Finding instruction starts means you need to propagate a few bits over your entire decode width, but cracking also requires something similar. Consider that if you can handle 8 uops, then those can come from the first 4 instructions that are crackes into 2 uops each, or from 8 instructions that don't need to be cracked, and everything in between. With cracking, you have more freedom when you want to do it in the pipeline, but you still have to be able to handle it.
In the end, both need to decode across cachelines for performance, but one needs to deal with an instruction split across those cache lines. To me this sounds like it might impact verification complexity more than the actual implementation, but I'm not qualified enough to know.
If both options are suited for high performance implementations, then it's a question about tradeoffs and ISA evolution.
One suggested solution has been filling in gaps with NOP's, but then the compiler would have to track the page alignment, which would not work anyway if a system supports pages of varying sizes (ordinary vs huge pages).
The best solution is perhaps to ignore compressed instructions when targeting high performance cores and confine their usage to where they belong: power efficient or low performance microcontrollers.
If it's in the linker then tracking pages sounds pretty doable.
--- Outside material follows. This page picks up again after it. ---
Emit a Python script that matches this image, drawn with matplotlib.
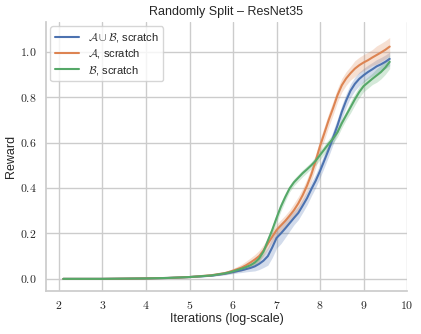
import matplotlib
matplotlib.use("Agg")
import matplotlib.pyplot as plt
import seaborn as sns
from matplotlib.ticker import FuncFormatter

# ============================================================================
# DATA
# ============================================================================

iterations = [2.1, 3.0, 4.0, 4.5, 5.0, 5.5,
              5.8, 5.9, 6.0, 6.1, 6.2, 6.3, 6.4, 6.5, 6.6, 6.7,
              6.8, 6.9, 7.0, 7.1, 7.2, 7.3, 7.4, 7.5, 7.6, 7.7,
              7.8, 7.9, 8.0, 8.1, 8.2, 8.3, 8.4, 8.5, 8.6, 8.7,
              8.8, 8.9, 9.0, 9.1, 9.2, 9.3, 9.4, 9.5, 9.6]

union_mean = [0.0, 0.0, 0.002, 0.004, 0.008, 0.014,
              0.022, 0.026, 0.030, 0.034, 0.038, 0.043, 0.048, 0.055, 0.066, 0.080,
              0.100, 0.138, 0.180, 0.200, 0.222, 0.245, 0.268, 0.290, 0.322, 0.355,
              0.395, 0.432, 0.475, 0.522, 0.570, 0.622, 0.675, 0.735, 0.785, 0.828,
              0.858, 0.880, 0.896, 0.910, 0.922, 0.935, 0.944, 0.955, 0.968]
union_err = [0.0, 0.0, 0.001, 0.001, 0.002, 0.003,
             0.005, 0.006, 0.007, 0.008, 0.010, 0.012, 0.015, 0.020, 0.025, 0.030,
             0.040, 0.045, 0.045, 0.045, 0.040, 0.035, 0.030, 0.030, 0.030, 0.030,
             0.030, 0.030, 0.030, 0.030, 0.030, 0.030, 0.030, 0.030, 0.030, 0.030,
             0.030, 0.030, 0.030, 0.030, 0.030, 0.030, 0.030, 0.030, 0.030]

a_mean = [0.0, 0.0, 0.002, 0.004, 0.008, 0.016,
          0.025, 0.030, 0.036, 0.043, 0.050, 0.060, 0.072, 0.085, 0.100, 0.125,
          0.155, 0.185, 0.215, 0.235, 0.255, 0.278, 0.302, 0.332, 0.368, 0.410,
          0.460, 0.520, 0.585, 0.642, 0.700, 0.752, 0.808, 0.852, 0.882, 0.905,
          0.925, 0.940, 0.952, 0.962, 0.974, 0.985, 0.996, 1.008, 1.022]
a_err = [0.0, 0.0, 0.001, 0.001, 0.002, 0.003,
         0.006, 0.008, 0.010, 0.012, 0.015, 0.018, 0.020, 0.022, 0.025, 0.025,
         0.025, 0.025, 0.025, 0.025, 0.025, 0.025, 0.030, 0.030, 0.030, 0.030,
         0.030, 0.030, 0.030, 0.030, 0.030, 0.030, 0.030, 0.030, 0.030, 0.030,
         0.035, 0.035, 0.035, 0.035, 0.035, 0.040, 0.040, 0.040, 0.040]

b_mean = [0.0, 0.0, 0.002, 0.004, 0.008, 0.015,
          0.024, 0.028, 0.033, 0.039, 0.045, 0.052, 0.060, 0.072, 0.090, 0.120,
          0.168, 0.215, 0.268, 0.318, 0.360, 0.398, 0.425, 0.445, 0.465, 0.482,
          0.500, 0.520, 0.545, 0.570, 0.595, 0.617, 0.645, 0.685, 0.720, 0.755,
          0.790, 0.822, 0.848, 0.864, 0.880, 0.895, 0.910, 0.930, 0.955]
b_err = [0.0, 0.0, 0.001, 0.001, 0.002, 0.003,
         0.004, 0.005, 0.006, 0.007, 0.008, 0.009, 0.010, 0.011, 0.012, 0.013,
         0.015, 0.018, 0.020, 0.020, 0.018, 0.015, 0.015, 0.015, 0.015, 0.015,
         0.015, 0.020, 0.020, 0.020, 0.020, 0.020, 0.020, 0.020, 0.020, 0.025,
         0.025, 0.025, 0.025, 0.025, 0.025, 0.030, 0.030, 0.030, 0.030]

labels = [r"$\mathcal{A} \cup \mathcal{B}$, scratch",
          r"$\mathcal{A}$, scratch",
          r"$\mathcal{B}$, scratch"]

x_ticks = [2, 3, 4, 5, 6, 7, 8, 9, 10]
y_ticks = [0.0, 0.2, 0.4, 0.6, 0.8, 1.0]

# ============================================================================
# STYLE
# ============================================================================

sns.set_theme(style="whitegrid")
plt.rcParams['font.family'] = ['Liberation Sans', 'DejaVu Sans']
plt.rcParams['mathtext.fontset'] = 'cm'

colors = sns.color_palette("deep")[:3]

# ============================================================================
# PLOT
# ============================================================================

fig = plt.figure(figsize=(4.21, 3.34), dpi=100)
ax = fig.add_axes([0.109, 0.129, 0.858, 0.805])

series = [(union_mean, union_err), (a_mean, a_err), (b_mean, b_err)]
for (mean, err), color, label in zip(series, colors, labels):
    lower = [m - e for m, e in zip(mean, err)]
    upper = [m + e for m, e in zip(mean, err)]
    ax.fill_between(iterations, lower, upper, color=color, alpha=0.25, linewidth=0)
    ax.plot(iterations, mean, color=color, linewidth=1.5, label=label)

ax.set_xlim(1.7, 10.0)
ax.set_ylim(-0.053, 1.13)
ax.set_xticks(x_ticks)
ax.set_yticks(y_ticks)
ax.xaxis.set_major_formatter(FuncFormatter(lambda v, p: r"$%d$" % v))
ax.yaxis.set_major_formatter(FuncFormatter(lambda v, p: r"$%.1f$" % v))
ax.tick_params(labelsize=8.5, pad=0.5)

ax.set_title("Randomly Split \u2013 ResNet35", fontsize=9, pad=5)
ax.set_xlabel("Iterations (log-scale)", fontsize=9, labelpad=1)
ax.set_ylabel("Reward", fontsize=9, labelpad=2)

sns.despine(ax=ax)
for side in ['left', 'bottom']:
    ax.spines[side].set_color('#cccccc')

ax.legend(loc='upper left', fontsize=8, frameon=True, handlelength=2.2,
          borderaxespad=0.4, labelspacing=0.3)

fig.savefig("out.png", dpi=100)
You don't need to care about multiple page sizes. If you pad at the minimum page size, or even at 1KB boundaries, that's a miniscule number of NOPs.
The possibility of I/O is in no way exclusive to compressed instructions. If the page-crossing instruction was padded, the second page would need to be faulted in required anyway. All that matters is number of pages of code needed for the piece of code, which is simply just code size.
The only case that actually has a chance of mattering simply is just crossing cachelines.
And I would imagine high-performance cores would have some internal instruction buffer anyway, for doing cross-fetch-block instruction fusion and whatnot.
That's just one more instruction, to right-align the AH, BH etc src operand prior to exactly the same instructions as above.
And, yes, this being 64 bit code compilers won't be generating such instructions. In fact they started avoiding them as soon as OoO hit in the Pentium Pro, P II, P III etc in the mid 90s because of "partial register update stalls".
See how big of a block you need to get 90% of the compression benefit, etc.